Kauf Carina, Chersoni Emmanuele, Lenci Alessandro, Fedorenko Evelina, Ivanova Anna A.. Arxiv 2024

[Paper]    
Model Architecture Prompting Survey Paper Training Techniques

Instruction-tuned LLMs can respond to explicit queries formulated as prompts, which greatly facilitates interaction with human users. However, prompt-based approaches might not always be able to tap into the wealth of implicit knowledge acquired by LLMs during pre-training. This paper presents a comprehensive study of ways to evaluate semantic plausibility in LLMs. We compare base and instruction-tuned LLM performance on an English sentence plausibility task via (a) explicit prompting and (b) implicit estimation via direct readout of the probabilities models assign to strings.
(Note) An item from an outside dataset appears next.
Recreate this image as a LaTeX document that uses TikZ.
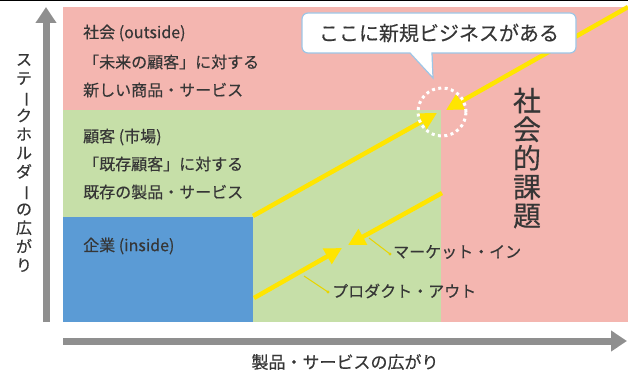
\documentclass[tikz,border=0pt]{standalone}
\usepackage{fontspec}
\setmainfont{Noto Sans CJK JP}[FakeBold=0.35]
\usepackage{graphicx}
\usetikzlibrary{arrows.meta}
\definecolor{pinkbg}{HTML}{F4B6B0}
\definecolor{greenbg}{HTML}{C6DFA8}
\definecolor{bluebg}{HTML}{5B9BD5}
\definecolor{yell}{HTML}{FFE500}
\definecolor{leadcol}{HTML}{E8D400}
\definecolor{axisgray}{HTML}{8F8F8F}
\definecolor{txt}{HTML}{363636}
\definecolor{callborder}{HTML}{9DC6E6}
\newcommand\tatebou{\rotatebox[origin=c]{-90}{ー}}
\begin{document}
\begin{tikzpicture}[x=1pt,y=-1pt,
  lbl/.style={anchor=west, inner sep=0pt, text=txt, font=\fontsize{16}{19}\selectfont},
  bigarrow/.style={draw=yell, line width=4.5pt, -{Triangle[length=17pt,width=17pt]}},
  leader/.style={draw=leadcol, line width=1pt},
  axisline/.style={draw=axisgray, line width=7pt, -{Triangle[length=16pt,width=20pt]}}]
\useasboundingbox (0,0) rectangle (628,374);
% regions
\fill[pinkbg] (63,7) rectangle (628,322);
\fill[greenbg] (63,110) rectangle (441,322);
\fill[bluebg] (63,217) rectangle (253,322);
% axes
\coordinate (yb) at (46,322);
\coordinate (yt) at (46,7);
\draw[axisline] (yb) -- (yt);
\coordinate (xl) at (63,341);
\coordinate (xr) at (627,341);
\draw[axisline] (xl) -- (xr);
% yellow arrows
\coordinate (a1s) at (253,216);
\coordinate (a1e) at (437,113);
\coordinate (a2s) at (628,7);
\coordinate (a2e) at (446,110);
\coordinate (b1s) at (254,298);
\coordinate (b1e) at (342,248);
\coordinate (b2s) at (442,193);
\coordinate (b2e) at (348,245);
\draw[bigarrow] (a1s) -- (a1e);
\draw[bigarrow] (a2s) -- (a2e);
\draw[bigarrow] (b1s) -- (b1e);
\draw[bigarrow] (b2s) -- (b2e);
% dotted circle
\node[circle, draw=white, line width=3pt, dash pattern=on 3pt off 3.4pt, minimum size=48pt, inner sep=0pt] (spot) at (442,112) {};
% callout
\draw[callborder, fill=white, line width=1.2pt] (433,78) -- (410,53) [rounded corners=6pt] -- (302,53) -- (302,13) -- (576,13) -- (576,53) [sharp corners] -- (432,53) -- cycle;
\node[inner sep=0pt, text=txt, font=\fontsize{20}{24}\selectfont] (callt) at (439,33) {ここに新規ビジネスがある};
% region texts
\node[lbl] (t1) at (83,33) {社会 (outside)};
\node[lbl] (t2) at (83,62) {「未来の顧客」に対する};
\node[lbl] (t3) at (83,90) {新しい商品・サービス};
\node[lbl] (t4) at (83,137) {顧客 (市場)};
\node[lbl] (t5) at (83,164) {「既存顧客」に対する};
\node[lbl] (t6) at (83,192) {既存の製品・サービス};
\node[lbl] (t7) at (83,246) {企業 (inside)};
% arrow labels
\node[lbl] (mi) at (393,252) {マーケット・イン};
\node[lbl] (po) at (332,291) {プロダクト・アウト};
\coordinate (mil) at (369,238);
\coordinate (mid) at (390,254);
\draw[leader] (mil) -- (mid);
\fill[leadcol] (mid) circle (1.6);
\coordinate (pol) at (304,276);
\coordinate (pod) at (328,292);
\draw[leader] (pol) -- (pod);
\fill[leadcol] (pod) circle (1.6);
% vertical texts
\node[inner sep=0pt, text=txt, align=center, font=\fontsize{28}{28.75}\selectfont] (kadai) at (527,158) {社\\会\\的\\課\\題};
\node[inner sep=0pt, text=txt, align=center, font=\fontsize{16}{18.7}\selectfont] (ylab) at (24,163) {ス\\テ\\\tatebou\\ク\\ホ\\ル\\ダ\\\tatebou\\の\\広\\が\\り};
\node[inner sep=0pt, text=txt, font=\fontsize{17}{20}\selectfont] (xlab) at (345,362) {製品・サービスの広がり};
% top edge line
\draw[line width=1.5pt] (0,0.75) -- (628,0.75);
\end{tikzpicture}
\end{document}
Experiment 1 shows that, across model architectures and plausibility datasets, (i) log likelihood (\(\textit{LL}\)) scores are the most reliable indicator of sentence plausibility, with zero-shot prompting yielding inconsistent and typically poor results; (ii) \(\textit{LL}\)-based performance is still inferior to human performance; (iii) instruction-tuned models have worse \(\textit{LL}\)-based performance than base models. In Experiment 2, we show that \(\textit{LL}\) scores across models are modulated by context in the expected way, showing high performance on three metrics of context-sensitive plausibility and providing a direct match to explicit human plausibility judgments. Overall, \(\textit{LL}\) estimates remain a more reliable measure of plausibility in LLMs than direct prompting.